The Mysterious Collection of Otto Penzler
Rare mystery fiction books from this renowned collection will be sold in Heritage Auctions’ March sale. By Peggy Carouthers Peggy Carouthers is the custom content manager at Journalistic, Inc. She lives in California.
On March 6, Heritage Auctions will host a rare book sale in New York featuring items from the mystery fiction collection of Otto Penzler. “This is the largest, best, and most comprehensive collection of mystery and detective fiction to come on the market,” said James Gannon, director of rare books for Heritage Auctions.
Penzler, who collected widely in his early twenties, began specializing in mystery fiction around age twenty-five. “Several good book sellers convinced me I couldn’t collect all of literature,” he said. “This was more than fifty years ago when the mystery world was relatively uncollected. I didn’t have very much money, so I was able to collect mystery without a whole lot of competition in those days.”
Now, however, mystery has grown in prominence among readers and collectors alike, and this sale will bring many rare finds to market. Penzler’s collection was made up of 55,000 volumes—all first editions ranging from the late eighteenth century through the year 2000. Many of the items were amassed through Penzler’s bookstore, The Mysterious Bookshop, founded in 1979 and now in the Tribeca neighborhood of Manhattan. The shop specializes in new, signed, used, and rare books and provided Penzler with a platform to build his collection.
“Whenever someone brought in rare books, some of the better copies went to my personal shelves,” Penzler said. “I was violating the basic rule of the field, which is you don’t compete with your customers.”
His obsession with mystery fiction went so far his friends said his store was just a front for his collection. “That was not entirely untrue, but that’s why the collection got so big and so ridiculously good,” he said. “I upgraded copies year after year.”
Now older, Penzler is parting with his collection, and the timing is prime. “Mystery collectors have been an active group for at least twenty-five or thirty years, but the larger market has also morphed,” he said. “Collectors and dealers specializing in modern literary fiction frequently list a Dashiell Hammett or a Raymond Chandler without distinguishing that they are mysteries, because they are literary fiction that just happens to involve a mystery.”

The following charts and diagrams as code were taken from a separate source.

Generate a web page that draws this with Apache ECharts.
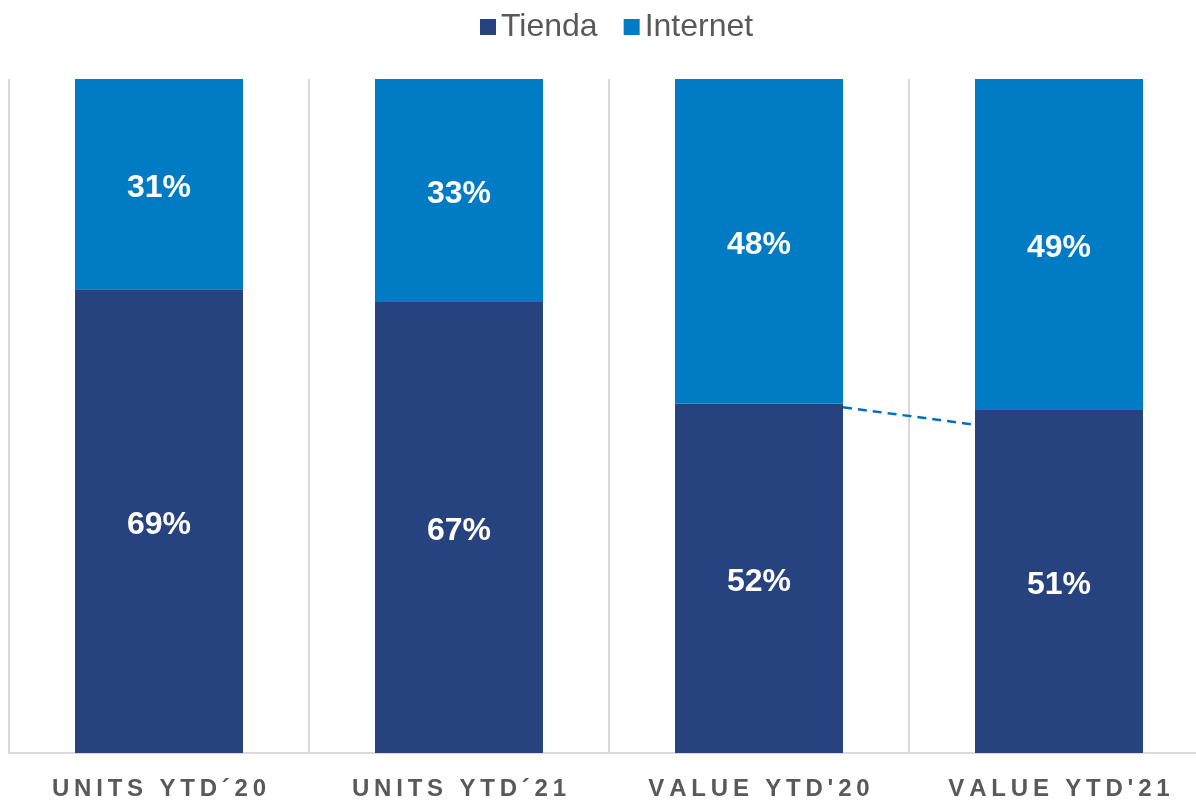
<!DOCTYPE html>
<html>
<head>
<meta charset="utf-8">
<script src="https://cdn.jsdelivr.net/npm/echarts@6/dist/echarts.min.js"></script>
<style>
  html, body { margin: 0; padding: 0; background: #fff; }
  #chart { width: 1196px; height: 802px; }
</style>
</head>
<body>
<div id="chart"></div>
<script>
// categorias y valores (% sobre el total)
var categories = ['UNITS YTD\u00b420', 'UNITS YTD\u00b421', "VALUE YTD'20", "VALUE YTD'21"];
var tienda = [68.8, 66.9, 51.8, 50.9];
var internet = [31.2, 33.1, 48.2, 49.1];
// linea discontinua entre barras (indice origen, destino, valor inicio, valor fin)
var connector = [[2, 3, 51.3, 48.7]];

var colorTienda = '#26427F';
var colorInternet = '#017BC3';

var myChart = echarts.init(document.getElementById('chart'));

function spaced(s) {
    // espaciado entre letras de las etiquetas del eje
    return s.split('').join('\u2009');
}

var labelOpt = {
    show: true,
    position: 'inside',
    offset: [0, 4],
    color: '#fff',
    fontSize: 32,
    fontWeight: 'bold',
    fontFamily: 'Liberation Sans, Arial, sans-serif',
    formatter: function (p) { return Math.round(p.value) + '%'; }
};

var option = {
    animation: false,
    legend: {
        top: 6,
        left: 475,
        itemWidth: 16,
        itemHeight: 16,
        itemGap: 26,
        icon: 'rect',
        textStyle: {
            color: '#595959',
            fontSize: 32,
            fontFamily: 'Liberation Sans, Arial, sans-serif'
        },
        data: ['Tienda', 'Internet']
    },
    grid: {
        left: 9,
        top: 79,
        width: 1200,
        height: 674,
        outerBoundsMode: 'none'
    },
    xAxis: {
        type: 'category',
        data: categories,
        axisLine: { lineStyle: { color: '#D9D9D9', width: 2 } },
        axisTick: { show: false },
        splitLine: { show: true, lineStyle: { color: '#D9D9D9', width: 2 } },
        axisLabel: {
            margin: 24,
            color: '#595959',
            fontSize: 24,
            fontWeight: 'bold',
            fontFamily: 'Liberation Sans, Arial, sans-serif',
            formatter: spaced
        }
    },
    yAxis: {
        type: 'value',
        min: 0,
        max: 100,
        show: false,
        splitLine: { show: false }
    },
    series: [
        {
            name: 'Tienda',
            type: 'bar',
            stack: 'total',
            barWidth: '56%',
            itemStyle: { color: colorTienda },
            label: labelOpt,
            data: tienda
        },
        {
            name: 'Internet',
            type: 'bar',
            stack: 'total',
            barWidth: '56%',
            itemStyle: { color: colorInternet },
            label: labelOpt,
            data: internet
        },
        {
            type: 'custom',
            silent: true,
            z: 5,
            data: connector,
            renderItem: function (params, api) {
                var half = api.size([1, 0])[0] * 0.56 / 2;
                var p1 = api.coord([api.value(0), api.value(2)]);
                var p2 = api.coord([api.value(1), api.value(3)]);
                return {
                    type: 'line',
                    shape: { x1: p1[0] + half, y1: p1[1], x2: p2[0] - half, y2: p2[1] },
                    style: { stroke: '#0070C0', lineWidth: 2.5, lineDash: [9, 6] }
                };
            }
        }
    ]
};

myChart.setOption(option);
</script>
</body>
</html>
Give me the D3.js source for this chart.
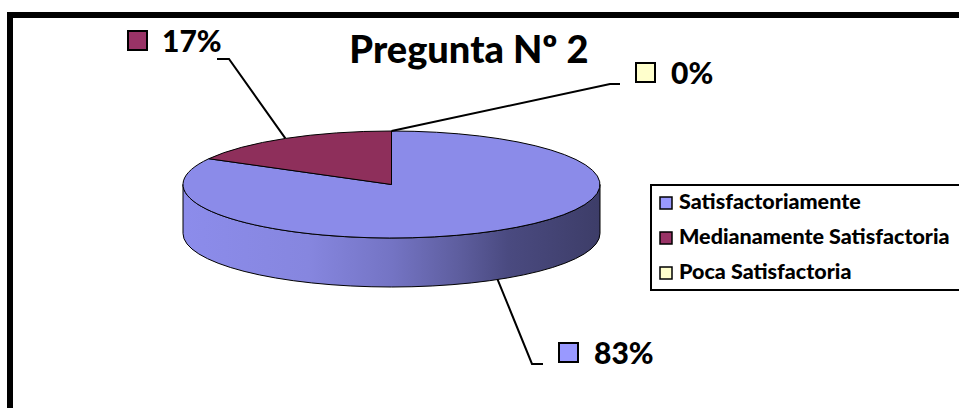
<!DOCTYPE html>
<html>
<head>
<meta charset="utf-8">
<script src="https://cdn.jsdelivr.net/npm/d3@7"></script>
<style>
  html, body { margin: 0; padding: 0; background: #fff; }
  svg { display: block; }
  text { font-family: Lato, "Open Sans", sans-serif; font-weight: 900; fill: #000; }
</style>
</head>
<body>
<svg id="chart" width="959" height="408"></svg>
<script>
// Survey answers for question 2
const categories = ["Satisfactoriamente", "Medianamente Satisfactoria", "Poca Satisfactoria"];
const values = [83, 17, 0];
const percentLabels = ["83%", "17%", "0%"];
const topColors = ["#8b8be9", "#8e2f5b", "#ffffcc"];
const keyColors = ["#9999ff", "#993366", "#ffffcc"];
const title = "Pregunta Nº 2";

const svg = d3.select("#chart");
const W = 959, H = 408;

// outer frame (runs past the right and bottom edges)
svg.append("rect")
  .attr("x", 10).attr("y", 15)
  .attr("width", W + 20).attr("height", H + 20)
  .attr("fill", "#fff").attr("stroke", "#000").attr("stroke-width", 6);

// title
svg.append("text")
  .attr("x", 469).attr("y", 63)
  .attr("text-anchor", "middle")
  .attr("font-size", 38)
  .text(title);

// 3D pie geometry
const cx = 391.5, cy = 184.5, rx = 208.5, ry = 53.5, depth = 49;
const pt = (a, dy = 0) => [cx + rx * Math.sin(a), cy - ry * Math.cos(a) + dy];

const pie = d3.pie().sort(null).value(d => d.value).startAngle(0).endAngle(2 * Math.PI);
const data = categories.map((c, i) => ({ name: c, value: values[i], label: percentLabels[i], top: topColors[i], key: keyColors[i] }));
const arcs = pie(data);

// side wall gradient
const defs = svg.append("defs");
const grad = defs.append("linearGradient")
  .attr("id", "wall").attr("gradientUnits", "userSpaceOnUse")
  .attr("x1", cx - rx).attr("x2", cx + rx).attr("y1", 0).attr("y2", 0);
[[0, "#8c8ceb"], [0.3, "#8686df"], [0.5, "#7474c4"], [0.66, "#5e5e9f"], [0.78, "#4a4a80"], [1, "#3d3d68"]]
  .forEach(([o, c]) => grad.append("stop").attr("offset", o).attr("stop-color", c));

function wallPath(a0, a1) {
  const s = Math.max(a0, Math.PI / 2), e = Math.min(a1, 3 * Math.PI / 2);
  if (e <= s) return null;
  const p0 = pt(s), p1 = pt(e), q1 = pt(e, depth), q0 = pt(s, depth);
  const large = (e - s) > Math.PI ? 1 : 0;
  return `M${p0}A${rx},${ry} 0 ${large} 1 ${p1}L${q1}A${rx},${ry} 0 ${large} 0 ${q0}Z`;
}

function topPath(a0, a1) {
  if (a1 - a0 <= 0) return null;
  const p0 = pt(a0), p1 = pt(a1);
  const large = (a1 - a0) > Math.PI ? 1 : 0;
  return `M${cx},${cy}L${p0}A${rx},${ry} 0 ${large} 1 ${p1}Z`;
}

const pieG = svg.append("g");
arcs.forEach(d => {
  const p = wallPath(d.startAngle, d.endAngle);
  if (p) pieG.append("path").attr("d", p)
    .attr("fill", d.index === 0 ? "url(#wall)" : d3.color(d.data.top).darker(0.8))
    .attr("stroke", "#000").attr("stroke-width", 1).attr("stroke-linejoin", "round");
});
arcs.forEach(d => {
  const p = topPath(d.startAngle, d.endAngle);
  if (p) pieG.append("path").attr("d", p)
    .attr("fill", d.data.top)
    .attr("stroke", "#000").attr("stroke-width", 1).attr("stroke-linejoin", "round");
});

// data labels with leader lines
const labelPos = {
  "Satisfactoriamente": { key: [559, 343], text: [594, 364], elbow: [[532, 364], [543, 364]], onWall: true },
  "Medianamente Satisfactoria": { key: [128, 31], text: [162, 52], elbow: [[229, 59], [217, 59]], onWall: false },
  "Poca Satisfactoria": { key: [636, 63], text: [671, 84], elbow: [[610, 84], [620, 84]], onWall: false }
};
arcs.forEach(d => {
  const L = labelPos[d.data.name];
  const mid = (d.startAngle + d.endAngle) / 2;
  const start = pt(mid, L.onWall ? depth : 0);
  svg.append("path")
    .attr("d", d3.line()([start, L.elbow[0], L.elbow[1]]))
    .attr("fill", "none").attr("stroke", "#000").attr("stroke-width", 2);
  svg.append("rect")
    .attr("x", L.key[0]).attr("y", L.key[1]).attr("width", 19).attr("height", 19)
    .attr("fill", d.data.key).attr("stroke", "#000").attr("stroke-width", 2);
  svg.append("text")
    .attr("x", L.text[0]).attr("y", L.text[1])
    .attr("font-size", 30)
    .text(d.data.label);
});

// legend
const lg = svg.append("g");
lg.append("rect")
  .attr("x", 651).attr("y", 185).attr("width", 330).attr("height", 105)
  .attr("fill", "#fff").attr("stroke", "#000").attr("stroke-width", 2);
const ly = d3.scalePoint().domain(categories).range([209, 279]);
categories.forEach((c, i) => {
  lg.append("rect")
    .attr("x", 660).attr("y", ly(c) - 12).attr("width", 12).attr("height", 12)
    .attr("fill", keyColors[i]).attr("stroke", "#000").attr("stroke-width", 1.5);
  lg.append("text")
    .attr("x", 679).attr("y", ly(c))
    .attr("font-size", 21.5)
    .text(c);
});
</script>
</body>
</html>
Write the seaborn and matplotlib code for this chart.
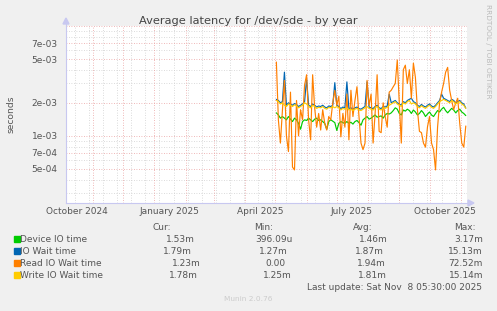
import matplotlib
matplotlib.use('Agg')
import matplotlib.pyplot as plt
import matplotlib.ticker as mticker
from matplotlib.patches import Rectangle, Polygon
from matplotlib.lines import Line2D
import numpy as np
import pandas as pd
import seaborn as sns

# ---------------- data (values in milliseconds, every 2 days from start_date) -------------
start_date = '2025-05-02'
step_days = 2

device_io = [1.62, 1.55, 1.45, 1.50, 1.45, 1.40, 1.50, 1.42, 1.35, 1.45,
             1.40, 1.30, 1.15, 1.35, 1.40, 1.38, 1.45, 1.40, 1.35, 1.42,
             1.45, 1.38, 1.40, 1.35, 1.30, 1.15, 1.35, 1.40, 1.36, 1.32,
             1.12, 1.30, 1.35, 1.32, 1.30, 1.35, 1.30, 1.33, 1.28, 1.35,
             1.38, 1.32, 1.25, 1.40, 1.45, 1.50, 1.42, 1.45, 1.50, 1.55,
             1.48, 1.50, 1.52, 1.45, 1.55, 1.60, 1.58, 1.62, 1.70, 1.80,
             1.75, 1.60, 1.55, 1.72, 1.68, 1.75, 1.70, 1.60, 1.72, 1.65,
             1.55, 1.60, 1.70, 1.62, 1.50, 1.58, 1.65, 1.55, 1.50, 1.60,
             1.70, 1.65, 1.75, 1.82, 1.70, 1.62, 1.70, 1.78, 1.72, 1.62,
             1.70, 1.75, 1.65, 1.60, 1.53]

write_wait = [2.10, 2.05, 1.95, 2.00, 1.90, 1.85, 1.95, 1.90, 1.85, 1.92,
              1.88, 1.80, 1.85, 1.90, 2.00, 1.95, 1.85, 1.80, 1.90, 1.85,
              1.78, 1.82, 1.80, 1.85, 1.78, 1.75, 1.82, 1.80, 1.85, 1.80,
              1.85, 1.80, 1.72, 1.78, 1.75, 1.80, 1.72, 1.75, 1.70, 1.75,
              1.78, 1.72, 1.70, 1.75, 1.80, 1.85, 1.78, 1.75, 1.72, 1.80,
              1.85, 1.75, 1.72, 1.80, 1.78, 1.82, 1.90, 1.95, 2.00, 2.05,
              1.95, 1.90, 1.85, 2.00, 1.95, 2.05, 2.10, 1.95, 2.00, 1.95,
              1.85, 1.80, 1.88, 1.82, 1.78, 1.85, 1.90, 1.82, 1.78, 1.85,
              1.95, 2.05, 2.10, 2.15, 2.10, 2.05, 2.00, 2.10, 2.05, 1.95,
              2.00, 2.05, 1.95, 1.90, 1.78]

io_wait = [2.15, 2.10, 2.00, 2.05, 3.80, 1.90, 2.00, 1.95, 1.90, 1.97,
           1.93, 1.85, 1.90, 1.95, 2.05, 3.30, 1.90, 1.85, 1.95, 1.90,
           1.83, 1.87, 1.85, 1.90, 1.83, 1.80, 1.87, 1.85, 1.90, 3.05,
           1.90, 1.85, 1.77, 1.83, 1.80, 3.10, 1.77, 1.80, 1.75, 1.80,
           1.83, 1.77, 1.75, 1.80, 1.85, 3.10, 1.83, 1.80, 1.77, 1.85,
           1.90, 1.80, 1.77, 1.85, 1.83, 1.87, 2.40, 2.00, 2.05, 2.10,
           2.00, 1.95, 1.90, 2.05, 2.00, 2.10, 2.15, 2.20, 2.05, 2.00,
           1.90, 1.85, 1.93, 1.87, 1.83, 1.90, 1.95, 1.87, 1.83, 1.90,
           2.00, 2.10, 2.40, 2.20, 2.15, 2.10, 2.05, 2.15, 2.10, 2.00,
           2.05, 2.10, 2.00, 1.95, 1.79]

read_wait = [4.70, 1.40, 0.86, 1.70, 3.20, 1.00, 0.72, 2.50, 0.52, 0.49,
             2.10, 1.00, 1.73, 1.40, 2.90, 3.60, 1.40, 0.92, 3.60, 1.80,
             1.20, 1.60, 1.13, 1.73, 1.30, 1.13, 1.50, 1.40, 2.00, 2.60,
             1.90, 2.30, 0.98, 1.60, 1.20, 2.40, 0.92, 2.60, 1.50, 2.10,
             2.80, 1.50, 0.86, 0.75, 0.86, 3.20, 1.90, 2.40, 0.86, 1.60,
             3.60, 1.10, 1.07, 2.00, 1.50, 1.20, 2.50, 2.60, 2.80, 3.00,
             4.90, 2.00, 0.86, 4.00, 4.40, 3.00, 4.00, 2.20, 4.60, 3.40,
             1.73, 1.10, 1.07, 0.86, 0.79, 1.21, 1.50, 0.86, 0.75, 0.49,
             1.20, 2.00, 2.50, 3.00, 3.80, 4.20, 2.60, 2.10, 1.73, 2.00,
             2.20, 1.30, 0.86, 0.79, 1.23]

series_names = ['Device IO time', 'IO Wait time', 'Read IO Wait time', 'Write IO Wait time']
series_colors = ['#00CC00', '#0066B3', '#FF8000', '#FFCC00']
legend_cur = ['1.53m', '1.79m', '1.23m', '1.78m']
legend_min = ['396.09u', '1.27m', '0.00', '1.25m']
legend_avg = ['1.46m', '1.87m', '1.94m', '1.81m']
legend_max = ['3.17m', '15.13m', '72.52m', '15.14m']

ytick_vals = [5e-4, 7e-4, 1e-3, 2e-3, 5e-3, 7e-3, 1e-2]
ytick_labels = ['5e-04', '7e-04', '1e-03', '2e-03', '5e-03', '7e-03', '']
yminor_vals = [3e-4, 4e-4, 6e-4, 8e-4, 9e-4, 3e-3, 4e-3, 6e-3, 8e-3, 9e-3]
xtick_dates = ['2024-10-16', '2025-01-16', '2025-04-16', '2025-07-16', '2025-10-16']
xtick_labels = ['October 2024', 'January 2025', 'April 2025', 'July 2025', 'October 2025']

title = 'Average latency for /dev/sde - by year'
ylabel = 'seconds'
last_update = 'Last update: Sat Nov  8 05:30:00 2025'
footer = 'Munin 2.0.76'
watermark = 'RRDTOOL / TOBI OETIKER'

# ---------------- build table ----------------
n = len(device_io)
dates = pd.date_range(start_date, periods=n, freq=f'{step_days}D')
frames = []
for name, vals in zip(series_names, [device_io, io_wait, read_wait, write_wait]):
    frames.append(pd.DataFrame({'date': dates, 'value': np.array(vals) * 1e-3, 'series': name}))
df = pd.concat(frames, ignore_index=True)

# ---------------- figure ----------------
sns.set_style('white')
plt.rcParams['font.family'] = ['DejaVu Sans']
W, H = 497, 311
BG = '#F0F0F0'
TXT = '#555555'
fig = plt.figure(figsize=(W / 100, H / 100), dpi=100, facecolor=BG)
L, R, T, B = 66, 467, 26, 203
ax = fig.add_axes([L / W, 1 - B / H, (R - L) / W, (B - T) / H])
ax.set_facecolor('white')

sns.lineplot(data=df, x='date', y='value', hue='series', hue_order=series_names,
             palette=series_colors, linewidth=0.85, legend=False, estimator=None,
             ax=ax, zorder=3)

ax.set_yscale('log')
ax.set_ylim(2.45e-4, 1.0e-2)
ax.set_xlim(pd.Timestamp('2024-10-05 05:00'), pd.Timestamp('2025-11-07 05:00'))

# grid lines
dot = (0, (1, 2))
for d in pd.date_range('2024-10-14', '2025-11-07', freq='14D'):
    ax.axvline(d, color='#CFCFCF', lw=0.6, ls=dot, zorder=1)
for d in pd.date_range('2024-11-01', '2025-11-07', freq='MS'):
    ax.axvline(d, color='#EBA0A0', lw=0.6, ls=dot, zorder=1.5)
for v in yminor_vals:
    ax.axhline(v, color='#CFCFCF', lw=0.6, ls=dot, zorder=1)
for v in ytick_vals:
    ax.axhline(v, color='#EBA0A0', lw=0.6, ls=dot, zorder=1.5)

ax.yaxis.set_major_locator(mticker.FixedLocator(ytick_vals))
ax.yaxis.set_major_formatter(mticker.FixedFormatter(ytick_labels))
ax.yaxis.set_minor_locator(mticker.NullLocator())
ax.set_xticks(pd.to_datetime(xtick_dates))
ax.set_xticklabels(xtick_labels)
ax.tick_params(axis='both', which='major', length=0, labelsize=6.5, colors=TXT, pad=3)
ax.tick_params(axis='y', pad=6)
ax.set_xlabel('')
ax.set_ylabel('')

spine_c = '#C8C8F0'
for s in ['top', 'right']:
    ax.spines[s].set_visible(False)
for s in ['left', 'bottom']:
    ax.spines[s].set_color(spine_c)
    ax.spines[s].set_linewidth(0.8)

def fx(x):
    return x / W

def fy(y):
    return 1 - y / H

# axis extensions and arrows
fig.add_artist(Line2D([fx(L), fx(L)], [fy(T), fy(23)], color=spine_c, lw=0.8))
fig.add_artist(Polygon([[fx(L - 3), fy(24)], [fx(L + 3), fy(24)], [fx(L), fy(18)]],
                       closed=True, color=spine_c, transform=fig.transFigure))
fig.add_artist(Line2D([fx(R), fx(469)], [fy(B), fy(B)], color=spine_c, lw=0.8))
fig.add_artist(Polygon([[fx(468), fy(B - 3)], [fx(468), fy(B + 3)], [fx(474), fy(B)]],
                       closed=True, color=spine_c, transform=fig.transFigure))

# texts
fig.text(fx(248), fy(21), title, ha='center', va='center', fontsize=8.2, color='#444444')
fig.text(fx(11), fy(114), ylabel, ha='center', va='center', rotation=90, fontsize=6.6, color=TXT)
fig.text(fx(488), fy(51), watermark, ha='center', va='center', rotation=270,
         fontsize=5.3, color='#BBBBBB')

FS = 6.5
row_y = [239, 251, 263, 275]
fig.text(fx(171), fy(227), 'Cur:', ha='right', va='center', fontsize=FS, color=TXT)
fig.text(fx(273), fy(227), 'Min:', ha='right', va='center', fontsize=FS, color=TXT)
fig.text(fx(373), fy(227), 'Avg:', ha='right', va='center', fontsize=FS, color=TXT)
fig.text(fx(476), fy(227), 'Max:', ha='right', va='center', fontsize=FS, color=TXT)
cur_x = [195, 192, 201, 198]
min_x = [293, 288, 286, 292]
avg_x = [388, 384, 386, 387]
max_x = [483, 483, 483, 483]
for i, (name, col) in enumerate(zip(series_names, series_colors)):
    y = row_y[i]
    fig.add_artist(Rectangle((fx(14), fy(y + 3)), 6 / W, 6 / H, color=col,
                             transform=fig.transFigure))
    fig.text(fx(20), fy(y), name, ha='left', va='center', fontsize=FS, color=TXT)
    fig.text(fx(cur_x[i]), fy(y), legend_cur[i], ha='right', va='center', fontsize=FS, color=TXT)
    fig.text(fx(min_x[i]), fy(y), legend_min[i], ha='right', va='center', fontsize=FS, color=TXT)
    fig.text(fx(avg_x[i]), fy(y), legend_avg[i], ha='right', va='center', fontsize=FS, color=TXT)
    fig.text(fx(max_x[i]), fy(y), legend_max[i], ha='right', va='center', fontsize=FS, color=TXT)
fig.text(fx(482), fy(287), last_update, ha='right', va='center', fontsize=FS, color=TXT)
fig.text(fx(248), fy(299), footer, ha='center', va='center', fontsize=5.3, color='#CCCCCC')

fig.savefig('out.png', dpi=100, facecolor=BG)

With such a massive collection, Heritage is dividing the best of the collection into several smaller sales, with the first set to be auctioned in the March sale.
Highlights include what Penzler calls the world’s best copy of Dashiell Hammett’s Red Harvest (1929, starting bid $30,000), as well as a copy of Hammett’s $106,000 Blood Money, inscribed to his mistress, Lillian Hellman (1943, starting bid $10,000). Signed, fine copies in fine dust jackets of Raymond Chandler’s The Big Sleep (1939, starting bid $15,000) and Farewell, My Lovely (1940, starting bid $10,000), will also be featured, along with what Penzler calls a “virtually perfect” copy of James M. Cain’s The Postman Always Rings Twice with a full-page inscription (1934, starting bid $3,200).
Three to four more sets of Penzler’s books will be offered by Heritage in later sales, while another large portion of the collection will be sold in the future by Weiss Auctions in Long Island, New York.